On the perl front, I've been wrestling with B::Generate (finally under a threading perl - thanks Arthur!), and am having a wonderful time causing segfaults from perl-land. No, really. It's great! ... I mean, it's better when it doesn't segfault, but even the segfaults are fun :) Anyway, I can't seem to figure out how to create a new CV with B::Generate - can this be done? It seems like I should be able to just instantiate a B::CV object and set the root and start ops, but B::Generate doesn't seem to provide a constructor for B::CV. Has anyone done this, or know how to do this?
I'm also having trouble doing this. The best reference I've found so far is Simon's 'use Python' paper in last year's TPC proceedings. He has an example of creating a new anonymous sub, calling svref_2object() on it, and manipulating its START and ROOT ops.
I can get pretty close, but never quite avoid the segfaults. It probably doesn't help that I'm trying to pass the rewritten subref to B::Deparse, either.
Re:B::Generate
kasei on 2002-07-15T07:48:54
Thanks for the tip. I had read Simon's paper last year when I got into this project (and scanned it at TPC), but had completely forgotten that he did just what I wanted in the paper. I've now got working code that creates an anon. sub which contains the code from the main_cv (minus the enter and leave ops). Little tweaks are necessary for things like constants that are optimized away and need to be reset with the sv method, but it looks to be working.
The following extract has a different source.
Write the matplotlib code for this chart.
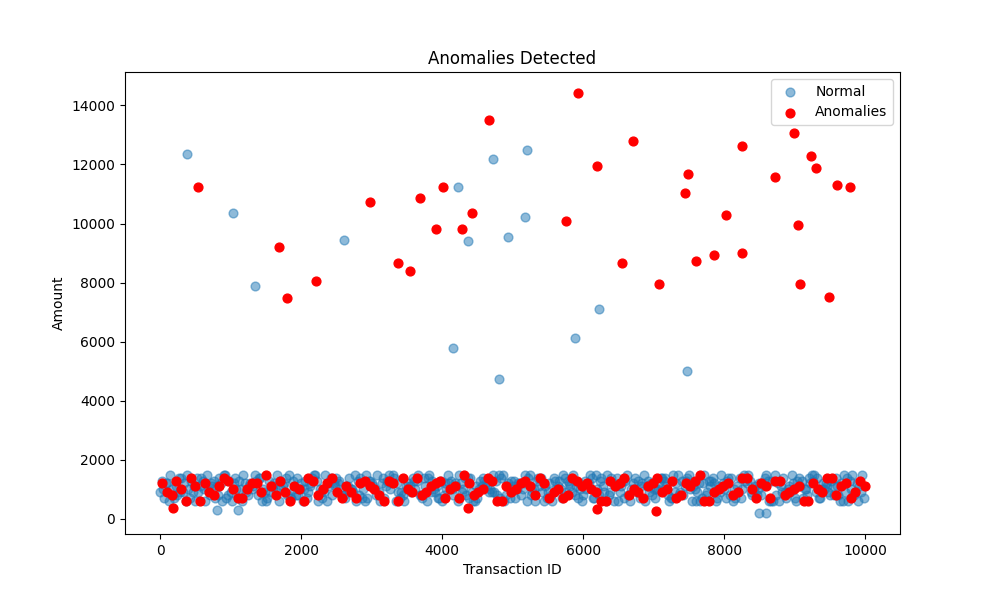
# Transaction anomalies scatter
import matplotlib
matplotlib.use("Agg")
import matplotlib.pyplot as plt
import numpy as np

# normal outliers
normal_out_id = [380, 1030, 1340, 2610, 4160, 4220, 4360, 4720, 4800, 4930, 5180, 5200, 5880, 6220, 7480, 800, 1100, 8500, 8600]
normal_out_amt = [12350, 10350, 7870, 9430, 5800, 11250, 9400, 12180, 4720, 9550, 10230, 12500, 6120, 7120, 5000, 300, 300, 200, 200]

# anomaly outliers
anom_out_id = [530, 1690, 1800, 2210, 2980, 3380, 3540, 3680, 3910, 4010, 4280, 4420, 4660, 5760, 5930, 6200, 6550, 6710,
               7080, 7450, 7490, 7600, 7850, 8020, 8250, 8260, 8720, 8990, 9050, 9080, 9230, 9310, 9490, 9600, 9780,
               180, 6200, 7030, 4360]
anom_out_amt = [11250, 9200, 7470, 8070, 10720, 8680, 8380, 10880, 9800, 11230, 9800, 10370, 13500, 10070, 14420, 11950, 8650, 12800,
                7970, 11020, 11670, 8720, 8920, 10280, 9000, 12620, 11570, 13080, 9950, 7970, 12300, 11870, 7520, 11300, 11230,
                380, 330, 270, 370]

# dense band of normal amounts (hundreds), rows of 100 transactions each
band_rows = [
    "9 12 7 14 10 6 13 8 11 15 9 7 12 10 14 6 11 13 8 10 12 9 15 7 11 14 8 10 13 6 12 9 11 15 7 10 13 8 14 9 "
    "6 12 11 10 14 7 13 9 15 8 11 12 6 10 14 9 13 7 12 11 8 15 10 9 14 6 13 12 7 11 10 14 8 9 13 15 6 12 11 7 "
    "10 14 9 13 8 12 15 6 11 10 7 13 14 9 12 8 11 15 10 6",
    "13 6 11 9 7 14 10 12 8 15 6 13 9 11 14 7 12 10 15 8 6 11 13 9 14 12 7 10 8 15 11 6 13 14 9 12 10 7 15 11 "
    "8 13 6 14 9 10 12 15 7 11 13 8 14 6 9 12 10 15 11 7 13 14 8 6 12 9 15 10 11 13 7 14 6 12 8 10 9 15 13 11 "
    "7 6 14 12 10 8 13 15 9 11 6 7 12 14 10 13 8 9 15 11",
    "10 15 8 12 13 9 6 11 14 7 12 10 8 15 6 13 9 11 7 14 10 12 6 15 8 13 11 9 14 7 10 12 15 6 8 11 13 14 9 7 "
    "12 10 15 8 6 13 11 9 14 12 7 10 15 13 6 8 11 14 9 12 10 7 13 15 6 11 8 14 12 9 10 13 7 15 11 6 12 8 14 9 "
    "13 10 7 15 11 12 6 8 14 9 13 10 15 7 12 11 6 14 8 9",
    "7 10 14 6 9 11 15 13 12 8 14 6 11 13 10 9 15 12 7 8 13 14 10 6 12 9 11 15 7 13 8 14 10 12 6 9 15 11 13 7 "
    "10 8 12 14 6 11 9 13 15 7 10 12 8 14 11 6 13 9 15 10 12 7 14 8 11 13 6 9 15 12 10 14 7 8 13 11 6 9 12 15 "
    "14 7 10 13 8 11 6 12 9 15 14 10 13 7 11 8 12 6 9 15",
    "12 8 9 15 11 14 10 7 6 13 10 15 12 8 9 11 6 14 13 10 7 15 9 12 11 8 14 6 10 13 15 7 12 9 11 14 8 6 10 13 "
    "15 12 9 7 11 14 10 8 6 13 12 15 9 11 7 14 10 13 8 6 12 15 11 9 14 7 10 13 6 8 12 11 15 9 14 10 7 13 6 12 "
    "8 11 15 9 10 14 13 6 7 12 11 8 15 10 9 14 6 13 12 7",
]
band_offsets = [0, 20, 40, 60, 80]

# anomalies inside the band (hundreds), rows of 75 transactions each
anom_band_rows = [
    "12 8 10 14 6 9 11 13 7 10 12 15 8 9 11 6 13 10 14 7 9 12 11 8 13 6 10 14 9 12 7 11 15 8 10 13 6 9 12 11 "
    "14 7 10 8 13 12 9 6 11 14 10 7 12 9 13 8 11 15 6 10 12 9 14 7 11 13 8 10 6 12 9 14 11 7 13",
    "9 13 6 11 12 8 14 10 7 12 9 11 13 6 10 14 8 12 9 11 7 13 10 6 12 14 9 8 11 13 10 7 12 9 14 6 11 10 13 8 "
    "12 9 7 14 11 10 6 13 12 8 9 11 14 10 7 12 13 6 9 11 8 14 10 12 7 13 9 11 6 10 14 8 12 9 11",
]
anom_band_offsets = [30, 95]

normal_id = list(normal_out_id)
normal_amt = list(normal_out_amt)
for row, off in zip(band_rows, band_offsets):
    vals = [int(v) * 100 for v in row.split()]
    normal_id += list(np.arange(len(vals)) * 100 + off)
    normal_amt += vals

anom_id = list(anom_out_id)
anom_amt = list(anom_out_amt)
for row, off in zip(anom_band_rows, anom_band_offsets):
    vals = [int(v) * 100 for v in row.split()]
    anom_id += list(np.arange(len(vals)) * 9900 / (len(vals) - 1) + off)
    anom_amt += vals

fig, ax = plt.subplots(figsize=(10, 6), dpi=100)
ax.scatter(normal_id, normal_amt, c="C0", alpha=0.5, s=40, label="Normal")
ax.scatter(anom_id, anom_amt, c="red", s=40, label="Anomalies")
ax.set_title("Anomalies Detected")
ax.set_xlabel("Transaction ID")
ax.set_ylabel("Amount")
ax.legend(loc="upper right")
fig.savefig("out.png")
Thanks again!Re:B::Generate
chromatic on 2002-07-15T14:53:09
I'm glad to help. Is there a chance you'd be willing to share the code? I'm curious to see another example. (I don't have unfolded constants yet, and that would be handy.)
Re:B::Generate
kasei on 2002-07-22T10:01:36
Sorry about the delay in responding. I'd be happy to post my code, but it was a bit of a hack, and I've just recieved an email from Simon describing how to do it the right way (for some definition of right).
I kind of try to filter anything I'm thinking about Perl (well, anything that isn't pure fanboyishness, that I save for my livejournal) and anything I was thinking about school into my use.perl; journal. (With a certain granularity difference; school-stuff had to be at least about an assignment as a whole, nothing too detail-oriented as a rule. Anything Perl is free game, including stupid bugs I left in code, errors I don't know how to work around, how my experience with a module is going, etc. I'm worried about making the same stupid mistakes over and over.)
Now that my job hunt's (sort of) over, I'm just talking about the code for my final project. After that, I'll (surprisingly) feel very relieved to start working on the Perl/Tk interface to use.perl; journals again.